What is Parkinson's Disease?

Parkinson's Disease is a condition of the central nervous system that primarily affects movement through nerve cell damage. Most common symptoms of Parkinson's include tremor, stiffness, loss of balance, speech impairment etc. The symptoms start gradually, but worsens over time. Children and young adults rarely get affected, and the usual time of onset is late middle age or old age. There is no cure as of yet for Parkinson's, but quality of life can improve significantly with proper medication and management techniques. 

Symptoms

Early signs of Parkinson's can be very mild, and varies from person to person. So it is common to miss the onset of the disease and many sufferers don't even notice before the disease has spread considerably. Yet early diagnosis and treatment is always the best bet to ensure quality of life in later years, as it is a progressive condition. Early symptoms may include:

  • Tremor or shaking in a particular limb that gradually spreads to adjacent body parts over many days. 
  • Muscle stiffness that can often make movements painful or limit your ability to move at all.
  • A gradual slowing down of movement in general. Steps become shorter and more labored, and it can often be painful to sit or rise. 
  • Automatic movements like blinking and swinging of hands while walking can stop. 
  • Unusual postures and frequent loss of balance.
  • Difficulty in speaking and writing.

What causes Parkinson's Disease?

The disease is caused by a gradual breakdown and death of brain neurons that disrupts and ultimately cuts off the production of Dopamine, a neurotransmitter in the brain that regulates bodily movement, motivation, focus, and memory. What causes this breakdown is still unknown, but there are certain genetic and environmental factors that may trigger an onset.

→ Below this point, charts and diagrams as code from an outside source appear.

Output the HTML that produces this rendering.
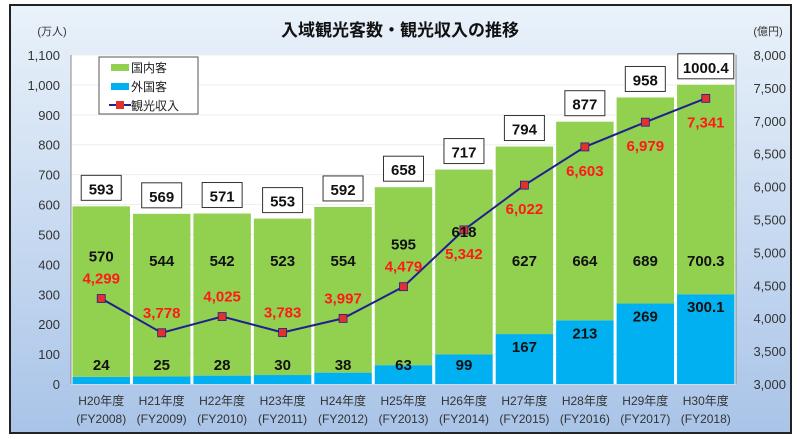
<!DOCTYPE html>
<html><head><meta charset="utf-8"><style>
body{margin:0;width:800px;height:439px;background:#fff;overflow:hidden}
svg{display:block;font-family:"Liberation Sans","Noto Sans CJK JP",sans-serif}
</style></head><body>
<svg id="c" width="800" height="439">
<defs><linearGradient id="bg" x1="0" y1="0" x2="0" y2="1"><stop offset="0" stop-color="#eaf2fa"/><stop offset="1" stop-color="#a9c4e8"/></linearGradient></defs>
<rect x="10" y="5" width="781" height="428" fill="url(#bg)" stroke="#222" stroke-width="2"/>
<rect x="71" y="55" width="665" height="329" fill="#fff"/>
<text x="400" y="36" text-anchor="middle" font-size="17" font-weight="bold" fill="#111">入域観光客数・観光収入の推移</text>
<text x="52" y="35" text-anchor="middle" font-size="11" fill="#333">(万人)</text>
<text x="768" y="35" text-anchor="middle" font-size="11" fill="#333">(億円)</text>
<g id="grid"></g><g id="bars"></g><g id="line"></g><g id="labels"></g><g id="axes"></g>
<g>
<rect x="99" y="57" width="99" height="57" fill="#fff" stroke="#555"/>
<rect x="111" y="64" width="18" height="7" fill="#92d050"/>
<text x="131" y="72" font-size="12" fill="#222">国内客</text>
<rect x="111" y="83" width="18" height="7" fill="#00b0f0"/>
<text x="131" y="91" font-size="12" fill="#222">外国客</text>
<line x1="109" y1="105" x2="131" y2="105" stroke="#1f1f8f" stroke-width="2"/>
<rect x="116" y="101" width="8" height="8" fill="#e03030"/>
<text x="131" y="110" font-size="12" fill="#222">観光収入</text>
</g>
</svg>
<script>
const categories=["H20年度","H21年度","H22年度","H23年度","H24年度","H25年度","H26年度","H27年度","H28年度","H29年度","H30年度"];
const fiscalYears=["(FY2008)","(FY2009)","(FY2010)","(FY2011)","(FY2012)","(FY2013)","(FY2014)","(FY2015)","(FY2016)","(FY2017)","(FY2018)"];
const domestic=[570,544,542,523,554,595,618,627,664,689,700.3];
const foreign=[24,25,28,30,38,63,99,167,213,269,300.1];
const totals=["593","569","571","553","592","658","717","794","877","958","1000.4"];
const revenue=[4299,3778,4025,3783,3997,4479,5342,6022,6603,6979,7341];
const leftTicks=[0,100,200,300,400,500,600,700,800,900,1000,1100];
const rightTicks=[3000,3500,4000,4500,5000,5500,6000,6500,7000,7500,8000];
const NS="http://www.w3.org/2000/svg";
const X0=71,X1=736,Y0=384,Y1=55,cw=(X1-X0)/categories.length;
const yL=v=>Y0-(v/1100)*(Y0-Y1);
const yR=v=>Y0-((v-3000)/5000)*(Y0-Y1);
const xc=i=>X0+cw*(i+0.5);
function mk(tag,attrs,parent,txt){const e=document.createElementNS(NS,tag);for(const k in attrs)e.setAttribute(k,attrs[k]);if(txt!==undefined)e.textContent=txt;document.getElementById(parent).appendChild(e);return e;}
const fmt=v=>v.toLocaleString("en-US");
leftTicks.forEach(t=>{
 const g=mk("line",{x1:X0,x2:X1,y1:yL(t),y2:yL(t),stroke:"#eee"},"grid");
 
 
 const l=mk("text",{x:60,y:yL(t)+5,"text-anchor":"end","font-size":"13",fill:"#333"},"axes",fmt(t));
 
 
});
rightTicks.forEach(t=>{
 const l=mk("text",{x:786,y:yR(t)+5,"text-anchor":"end","font-size":"13",fill:"#333"},"axes",fmt(t));
 
 
});
mk("line",{x1:X0,x2:X0,y1:Y1,y2:Y0,stroke:"#888"},"axes");
mk("line",{x1:X1,x2:X1,y1:Y1,y2:Y0,stroke:"#888"},"axes");
categories.forEach((c,i)=>{
 const x=X0+cw*i+1.5,w=cw-3;
 const fTop=yL(foreign[i]),dTop=yL(foreign[i]+domestic[i]);
 const b1=mk("rect",{x:x,y:fTop,width:w,height:Y0-fTop,fill:"#00b0f0"},"bars");
 
 
 const b2=mk("rect",{x:x,y:dTop,width:w,height:fTop-dTop,fill:"#92d050"},"bars");
 
 
 const cx=xc(i);
 const t1=mk("text",{x:cx,y:Math.min(fTop+18,370),"text-anchor":"middle","font-size":"15","font-weight":"bold",fill:"#111"},"labels",String(foreign[i]));
 
 
 const ry=yR(revenue[i]);
 const revY=i<6?ry-15:ry+29;
 let dy=Y0-118;
 if(Math.abs(dy-revY)<20) dy=revY-22;
 dy=Math.max(dy,dTop+42);
 const t2=mk("text",{x:cx,y:dy,"text-anchor":"middle","font-size":"15","font-weight":"bold",fill:"#111"},"labels",String(domestic[i]));
 
 
 const bw=totals[i].length>4?56:40;
 const bx=mk("rect",{x:cx-bw/2,y:dTop-31,width:bw,height:25,fill:"#fff",stroke:"#333"},"labels");
 
 
 const t3=mk("text",{x:cx,y:dTop-12,"text-anchor":"middle","font-size":"15","font-weight":"bold",fill:"#111"},"labels",totals[i]);
 
 
 const t4=mk("text",{x:cx,y:revY,"text-anchor":"middle","font-size":"15","font-weight":"bold",fill:"#ff1a1a"},"labels",fmt(revenue[i]));
 
 
 const a1=mk("text",{x:cx,y:405,"text-anchor":"middle","font-size":"12",fill:"#333"},"axes",c);
 
 
 const a2=mk("text",{x:cx,y:423,"text-anchor":"middle","font-size":"12",fill:"#333"},"axes",fiscalYears[i]);
 
 
});
const pl=mk("polyline",{points:revenue.map((v,i)=>xc(i)+","+yR(v)).join(" "),fill:"none",stroke:"#1f1f8f","stroke-width":"2"},"line");


revenue.forEach((v,i)=>{
 const m=mk("rect",{x:xc(i)-4,y:yR(v)-4,width:8,height:8,fill:"#e03030",stroke:"#1f1f8f","stroke-width":"0.8"},"line");
 
 
});
</script>
</body></html>
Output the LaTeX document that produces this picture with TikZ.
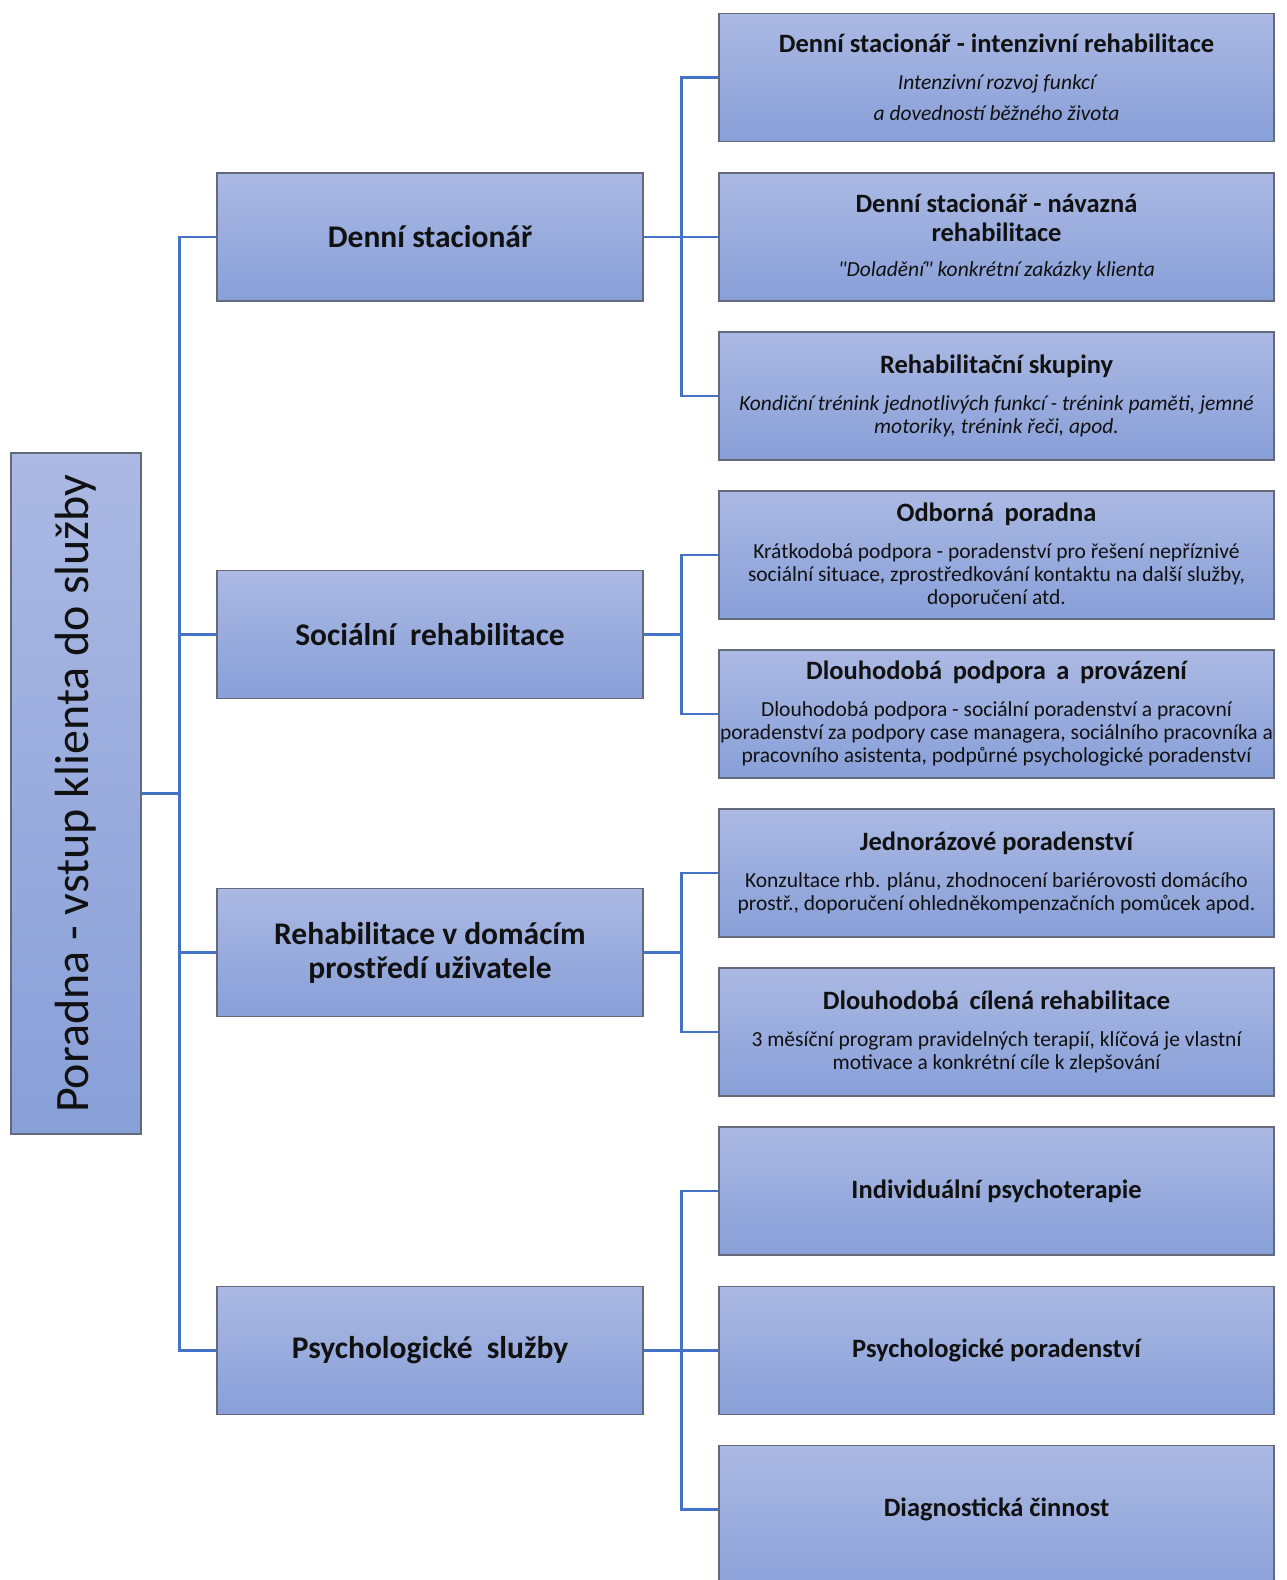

  • Genes: Researchers have identified certain specific genetic mutations that can cause this particular type of nerve damage, although these are present only in families with a long history of Parkinson's Disease. Genetic variations that can lead to Parkinson's have also been identified in recent years, but they are not specifically connected to Parkinson's and the cases are anyway rare.
  • Toxins: Sustained exposure to certain types of toxins present in pesticides and herbicides have been noted to sometimes precede a Parkinson's onset. However, these too are rare cases and no direct causal link has yet been established.

Treatment

Parkinson's Disease cannot be cured, but with proper diagnosis and medication, the symptoms can be alleviated, often significantly. 

Diagnosis

No specific test for identifying Parkinson's are available yet. Diagnosis is made based on the patient's signs and symptoms, and medical history. Contact a neurological facility if you notice early signs like tremor, shaking, speech slurring, and stiffness in certain limbs or a side of the body.

Medication

Medicines are usually given for improvement in tremor and movement difficulties. This is done by addressing and compensating the Dopamine deficiency in the brain. 

In certain cases, your neurologist may advise surgery to repair portions of your brain where cell damage has been most severe. 

Therapy

Physiotherapy, particularly related to stretching and walking, goes a long way in helping Parkinson's sufferers lead a normal life. In certain cases, the assistance of a  speech therapist is also required.